2024 was unreal. Met some amazing people, including my girlfriend. Relationships felt different—like my personal and professional lives were finally starting to converge. For the longest time, I kept those worlds siloed on purpose, but maybe they don't need to be. Time will tell if it'll drift back to how they were, but for now, things are fine.

Life has shifted dramatically since summer, and it's remarkable how quickly we adapt to new realities—to the point where our old lifestyle becomes almost unrecognizable. I've grown considerably, or at least I'd like to think so. I didn't know how I wanted to write this. At first I considered listing my accomplishments, but that felt unnatural and unlike me. Rather, I want to share some meaningful reflections from this year.

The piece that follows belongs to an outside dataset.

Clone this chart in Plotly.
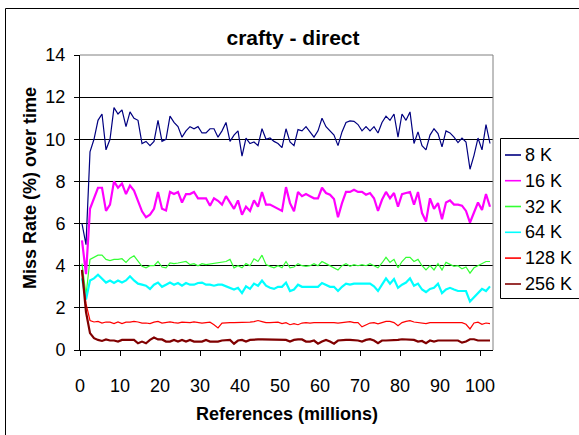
import plotly.graph_objects as go

# ---- data ----
x_refs = [i + 0.5 for i in range(103)]

s8 = [6.0, 5.0, 9.4, 10.0, 10.9, 11.2, 9.5, 10.0, 11.5, 11.2,
      11.4, 10.6, 11.3, 11.0, 10.9, 9.8, 9.9, 9.7, 9.9, 10.9,
      9.9, 10.0, 11.1, 10.8, 10.6, 10.1, 10.4, 10.6, 10.5, 10.6,
      10.3, 10.3, 10.5, 10.5, 10.1, 10.4, 10.8, 9.9, 10.2, 10.4,
      9.2, 10.05, 9.8, 9.87, 9.7, 10.5, 10.0, 10.06, 9.9, 9.8,
      9.6, 10.5, 9.87, 9.7, 10.46, 10.4, 10.6, 10.35, 10.1, 10.4,
      11.0, 10.6, 10.4, 10.2, 9.7, 10.35, 10.8, 10.87, 10.85, 10.7,
      10.4, 10.6, 10.4, 10.6, 10.3, 10.8, 11.1, 10.9, 11.2, 10.1,
      11.2, 10.9, 11.3, 9.8, 10.35, 9.7, 9.5, 10.2, 10.5, 10.27,
      9.64, 10.4, 10.3, 10.1, 9.84, 10.06, 9.87, 8.58, 9.24, 10.06,
      9.5, 10.7, 9.8]

s16 = [5.2, 3.6, 6.7, 7.16, 7.7, 7.7, 6.6, 6.9, 8.0, 7.7,
       7.9, 7.4, 7.8, 7.57, 7.05, 6.58, 6.3, 6.42, 6.7, 7.5,
       6.7, 6.62, 7.5, 7.4, 7.5, 7.0, 7.4, 7.4, 7.5, 7.2,
       7.2, 7.2, 6.85, 7.2, 7.08, 6.9, 7.3, 7.0, 6.7, 7.1,
       6.42, 6.8, 6.6, 7.1, 6.8, 7.5, 6.9, 6.9, 6.8, 6.7,
       6.6, 7.73, 6.97, 6.58, 7.5, 7.3, 7.4, 7.3, 7.2, 7.2,
       7.7, 7.45, 7.37, 7.16, 6.3, 6.97, 7.5, 7.5, 7.6, 7.5,
       7.5, 7.37, 7.45, 7.2, 6.6, 7.13, 7.5, 7.2, 7.45, 6.8,
       7.4, 7.45, 7.5, 6.9, 7.5, 6.5, 6.1, 7.2, 6.7, 6.97,
       6.2, 7.0, 7.1, 6.9, 6.9, 6.85, 6.6, 6.05, 6.5, 7.0,
       6.65, 7.4, 6.8]

s32 = [4.1, 2.6, 4.3, 4.4, 4.5, 4.5, 4.3, 4.24, 4.3, 4.3,
       4.33, 4.16, 4.36, 4.47, 4.2, 3.97, 3.9, 4.0, 4.0, 4.2,
       3.94, 3.9, 4.13, 4.1, 4.13, 4.16, 4.2, 4.05, 4.1, 4.0,
       4.1, 4.05, 4.08, 4.12, 4.12, 4.16, 4.2, 4.3, 3.9, 4.0,
       3.9, 4.1, 4.0, 4.33, 4.2, 4.5, 4.05, 3.97, 3.9, 4.0,
       3.9, 4.2, 3.9, 3.94, 4.1, 4.0, 3.97, 4.0, 4.1, 4.0,
       4.2, 4.1, 4.0, 3.9, 3.8, 4.0, 4.1, 3.97, 4.05, 4.0,
       4.05, 4.0, 4.1, 4.0, 3.9, 4.13, 4.4, 4.16, 4.3, 3.9,
       4.2, 4.4, 4.4, 4.2, 4.3, 4.0, 3.8, 4.0, 3.8, 4.1,
       3.8, 4.16, 4.05, 3.97, 4.0, 3.85, 3.94, 3.65, 3.9, 4.0,
       4.13, 4.2, 4.2]

s64 = [3.4, 2.4, 3.3, 3.4, 3.57, 3.4, 3.2, 3.3, 3.18, 3.3,
       3.2, 3.3, 3.5, 3.3, 3.15, 3.1, 3.05, 2.9, 3.1, 3.2,
       3.0, 3.1, 3.2, 3.1, 3.18, 3.05, 3.18, 3.1, 3.1, 3.18,
       3.2, 3.1, 3.1, 3.05, 3.1, 3.1, 3.02, 2.95, 2.87, 2.95,
       2.7, 3.02, 2.9, 3.15, 3.05, 3.3, 3.05, 2.95, 2.9, 3.0,
       3.0, 3.2, 2.8, 2.87, 3.1, 3.0, 3.0, 3.0, 3.0, 3.0,
       3.18, 3.1, 3.0, 3.0, 2.8, 3.0, 3.15, 3.1, 3.15, 3.15,
       3.15, 3.15, 3.15, 3.02, 2.8, 3.1, 3.4, 3.15, 3.37, 2.95,
       3.1, 3.2, 3.4, 3.05, 3.15, 2.87, 2.75, 2.9, 2.95, 3.15,
       2.7, 2.87, 2.95, 2.87, 2.8, 2.8, 2.8, 2.3, 2.5, 2.7,
       2.9, 2.8, 3.02]

s128 = [3.7, 2.2, 1.4, 1.33, 1.36, 1.28, 1.33, 1.32, 1.25, 1.33,
        1.25, 1.32, 1.32, 1.36, 1.33, 1.28, 1.28, 1.25, 1.32, 1.36,
        1.28, 1.32, 1.33, 1.3, 1.28, 1.32, 1.3, 1.3, 1.33, 1.3,
        1.28, 1.3, 1.32, 1.2, 1.05, 1.28, 1.3, 1.3, 1.3, 1.3,
        1.3, 1.3, 1.32, 1.35, 1.4, 1.35, 1.3, 1.3, 1.3, 1.32,
        1.25, 1.3, 1.2, 1.25, 1.2, 1.28, 1.3, 1.28, 1.3, 1.3,
        1.3, 1.3, 1.33, 1.3, 1.28, 1.3, 1.35, 1.35, 1.3, 1.3,
        1.1, 1.2, 1.28, 1.3, 1.24, 1.3, 1.36, 1.36, 1.3, 1.15,
        1.3, 1.36, 1.39, 1.33, 1.3, 1.25, 1.25, 1.3, 1.3, 1.28,
        1.3, 1.3, 1.3, 1.3, 1.3, 1.3, 1.22, 1.0, 1.28, 1.32,
        1.22, 1.28, 1.25]

s256 = [3.8, 1.8, 0.8, 0.56, 0.48, 0.43, 0.5, 0.45, 0.45, 0.4,
        0.48, 0.48, 0.48, 0.48, 0.32, 0.4, 0.32, 0.48, 0.59, 0.5,
        0.5, 0.4, 0.4, 0.48, 0.4, 0.48, 0.4, 0.48, 0.4, 0.4,
        0.4, 0.48, 0.4, 0.4, 0.4, 0.45, 0.48, 0.48, 0.3, 0.45,
        0.48, 0.4, 0.48, 0.5, 0.5, 0.5, 0.5, 0.48, 0.5, 0.5,
        0.5, 0.48, 0.4, 0.48, 0.5, 0.5, 0.4, 0.4, 0.45, 0.3,
        0.4, 0.48, 0.4, 0.3, 0.45, 0.48, 0.48, 0.48, 0.48, 0.45,
        0.4, 0.48, 0.51, 0.45, 0.32, 0.45, 0.45, 0.45, 0.45, 0.48,
        0.51, 0.51, 0.51, 0.48, 0.4, 0.43, 0.32, 0.45, 0.4, 0.45,
        0.45, 0.45, 0.45, 0.45, 0.45, 0.35, 0.4, 0.51, 0.51, 0.45,
        0.45, 0.45, 0.45]

series_names = ["8 K", "16 K", "32 K", "64 K", "128 K", "256 K"]
series_values = [s8, s16, s32, s64, s128, s256]
series_colors = ["#000080", "#FF00FF", "#33FF33", "#00FFFF", "#FF0000", "#800000"]
series_widths = [1.2, 2.2, 1.2, 2.2, 1.2, 2.2]

x_ticks = list(range(0, 101, 10))
y_ticks = list(range(0, 15, 2))

# ---- layout geometry (pixels) ----
W, H = 579, 435
L, R, T, B = 80, 86, 55, 85
pw, ph = W - L - R, H - T - B

def px_x(p):
    return (p - L) / pw

def px_y(p):
    return (H - B - p) / ph

FONT = "Liberation Sans, Arial, sans-serif"
FS = 18

fig = go.Figure()
for name, vals, col, w in zip(series_names, series_values, series_colors, series_widths):
    fig.add_trace(go.Scatter(x=x_refs, y=vals, mode="lines", name=name,
                             line=dict(color=col, width=w), showlegend=False))

shapes = []
annotations = []
# outer chart border
shapes.append(dict(type="rect", xref="paper", yref="paper",
                   x0=px_x(5.5), x1=px_x(600), y0=px_y(440), y1=px_y(8.5),
                   line=dict(color="black", width=1), layer="below"))
# plot area border (top & right grey)
shapes.append(dict(type="line", xref="paper", yref="paper", x0=0, x1=1, y0=1, y1=1,
                   line=dict(color="#808080", width=1)))
shapes.append(dict(type="line", xref="paper", yref="paper", x0=1, x1=1, y0=0, y1=1,
                   line=dict(color="#808080", width=1)))
# legend box
lx0, ly0, ly1 = 500.5, 138.5, 298.5
shapes.append(dict(type="rect", xref="paper", yref="paper",
                   x0=px_x(lx0), x1=px_x(620), y0=px_y(ly1), y1=px_y(ly0),
                   line=dict(color="black", width=1), fillcolor="white"))
row_y = [155, 180.7, 206.5, 232.3, 258.1, 284]
for name, col, ry in zip(series_names, series_colors, row_y):
    shapes.append(dict(type="line", xref="paper", yref="paper",
                       x0=px_x(505), x1=px_x(521), y0=px_y(ry), y1=px_y(ry),
                       line=dict(color=col, width=1.6)))
    annotations.append(dict(text=name, xref="paper", yref="paper",
                            x=px_x(523), y=px_y(ry), xanchor="left", yanchor="middle",
                            showarrow=False, font=dict(family=FONT, size=FS, color="black")))

# axis titles
annotations.append(dict(text="<b>Miss Rate (%) over time</b>", xref="paper", yref="paper",
                        x=px_x(30), y=px_y(188), xanchor="center", yanchor="middle",
                        textangle=-90, showarrow=False,
                        font=dict(family=FONT, size=FS, color="black")))
annotations.append(dict(text="<b>References (millions)</b>", xref="paper", yref="paper",
                        x=px_x(287), y=px_y(414), xanchor="center", yanchor="middle",
                        showarrow=False,
                        font=dict(family=FONT, size=FS, color="black")))

fig.update_layout(
    width=W, height=H,
    margin=dict(l=L, r=R, t=T, b=B, pad=0),
    paper_bgcolor="white", plot_bgcolor="white",
    showlegend=False,
    title=dict(text="<b>crafty - direct</b>", x=px_x(293), xref="paper", xanchor="center",
               y=1 - 38 / H, yref="container", yanchor="middle",
               font=dict(family=FONT, size=21, color="black")),
    font=dict(family=FONT, size=FS, color="black"),
    shapes=shapes, annotations=annotations,
)
fig.update_xaxes(range=[0, pw / 4.0], tickvals=x_ticks, ticks="outside", ticklen=5,
                 tickcolor="black", showline=True, linecolor="black", linewidth=1,
                 showgrid=False, zeroline=False, ticklabelstandoff=14,
                 tickfont=dict(family=FONT, size=FS, color="black"))
fig.update_yaxes(range=[0, 14], tickvals=y_ticks, ticks="outside", ticklen=5,
                 tickcolor="black", showline=True, linecolor="black", linewidth=1,
                 showgrid=True, gridcolor="black", gridwidth=1, zeroline=False,
                 ticklabelstandoff=5,
                 tickfont=dict(family=FONT, size=FS, color="black"))

fig.write_html("out.html")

1. Follow your own path. Trust your gut.

This past year, I've crossed paths with some incredibly smart people—many my age or even younger—doing what feels like the impossible. I'm proud of them, no doubt, but it's hard not to feel a step behind sometimes. Urgency and insecurity have a way of creeping in like that.

But conversations helped me realize that everyone has their thing—some shine in engineering, some in art, some in writing. As for me, I’m still figuring it out. Maybe I’m a generalist, decent at a few things, but one thing I do know for sure: I’m exceptional at building strong relationships. What excites me isn’t always what excites others—that’s been a lesson of its own. We’re all wired differently, and that’s more than okay. The key is to trust your wiring and let it spark in its own way.

Probably a bit of the Dunning-Kruger effect mixed in there too.

2. Always give more than you take.

It sounds obvious, but looking back, all the best relationships I've built this year started with some kind of giving. And what's funny is how often that giving loops back around in ways I never expected—leading to opportunities that never would've crossed my path otherwise. Give for the sake of giving. Give for the sake of giving.

3. Creativity as a lever for holistic growth.

Whenever people ask what my hobbies are, I never have a good answer. But when I think about the people I admire most, they're always creative in some fashion be it writing, philosophy, or storytelling. Sure, there's a cultural obsession with logical thinking—math, physics, and biology—but creative thinking is what drives movement across the board. Distribution, design, problem-solving, even engineering—it all feels rooted in the ability to think abstractly.

I keep coming back to this Patrick Collison quote: "One of the main things you should try to achieve by age 20 is some sense for which kinds of things you enjoy doing." Although I'm past that age, that's exactly why I started writing—it's a late but intentional pursuit of creativity and hopefully an answer to that question. I'm genuinely excited for the year. 2025 will be real.